Per l’inquilino di palazzo Chigi “non siamo ancora in grado di conoscere fino in fondo la portata” dei danni causati dall’emergenza economica. Ecco perché è necessario serrare le fila. La task force guidata da Vittorio Colao ha praticamente ultimato il draft sulla ripartenza e forse già domani, ma comunque entro il fine settimana, il documento dovrebbe essere consegnarlo a Conte. Per il Governo sarà un punto di partenza. “Nei prossimi giorni completeremo un lavoro che abbiamo già iniziato con il comitato guidato da Vittorio Colao – spiega il premier – Avremo gli stati generali dell’economia con tutte le forze economiche e sociali del Paese per poter condividere con tutti questo nostro Recovery plan”. Infrastrutture, accelerazione sui tempi della giustizia (temi sui quali il premier ‘chiama’ le opposizioni), riforma del fisco restano le priorità. A Villa Pamphili sono già stati effettuati i primi sopralluoghi e il il calendario degli incontri è in fase di definizione ma è difficile che il confronto possa partire già da lunedì.
Conte ha dalla sua il Pd, anche se Nicola Zingaretti insiste nel chiedere una “fase nuova, di ascolto”. “Nulla sarà più come prima – avverte il segretario dem – C’è bisogna di una concordia nazionale, che non sono inciuci di palazzo, per capire dove voler portare l’Italia e offrire un nuovo modello di sviluppo sostenibile dal punto di vista ambientale e sociale”. Discutere in Parlamento sarà importante, assicurano i Dem, altrimenti il rischio è quello di perderne il controllo in una fase che si annuncia complicata. Armonia istituzionale, quindi. Anche se non di Governo. Anche Matteo Renzi si dice della partita: “La mossa del cavallo che propongo non è un cambio di Governo, non lo vedo all’orizzonte. Noi condividiamo l’impianto del presidente del Consiglio al 95%”, concentrando i distinguo soprattutto sul dossier autostrade e sul capitolo giustizia. “L’aspettativa di vita del Governo è la più lunga possibile – insiste – voteremo nel 2023”. A restare in fibrillazione, invece, è il M5S. La sospensione decisa dai probiviri per gli eurodeputati Ignazio Corrao, Piernicola Pedicini e Rosa D’Amato per il voto contrario sul Mes è solo l’ultima crepa. E se Barbara Lezzi lancia l’accusa ai vertici di “voler isolare Di Battista”, diversi all’interno del Movimento si interrogano su come verranno prese le prossime decisioni: dal Mes, ad autostrade, passando per il Ponte sullo Stretto.

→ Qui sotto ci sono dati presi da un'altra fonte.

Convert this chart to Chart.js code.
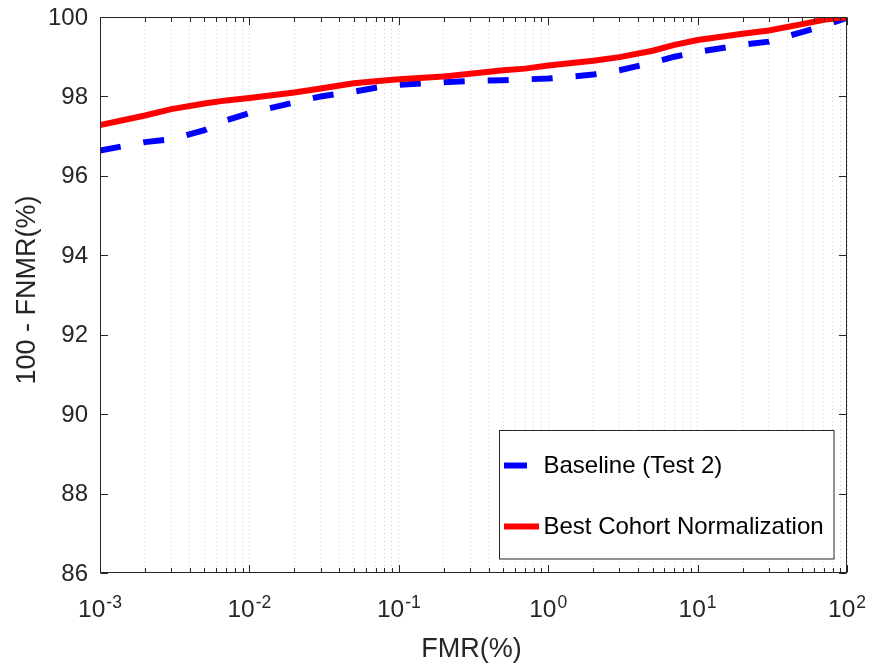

Le opposizioni restano sulle barricate: “Se il governo vuole davvero collaborare per il bene dell’Italia, accetti il confronto con la Lega sulle nostre proposte di ‘burocrazia zero’ sul Modello Genova e sulla Flat Tax per famiglie e imprese. Altrimenti saranno solo parole”, insiste Matteo Salvini, che si auspica che non venga messa la fiducia sul decreto Rilancio, sul quale però alla Camera pesano circa 10 mila emendamenti. “Voglio dire al presidente Conte che dice ‘disegniamo l’Italia che vogliamo’, che l’Italia che vogliamo noi è un’Italia nella quale si voti – la richiesta secca di Giorgia Meloni – “Fuori dall’emergenza sanitaria non ci siano i margini per andare avanti in condizioni tragiche”.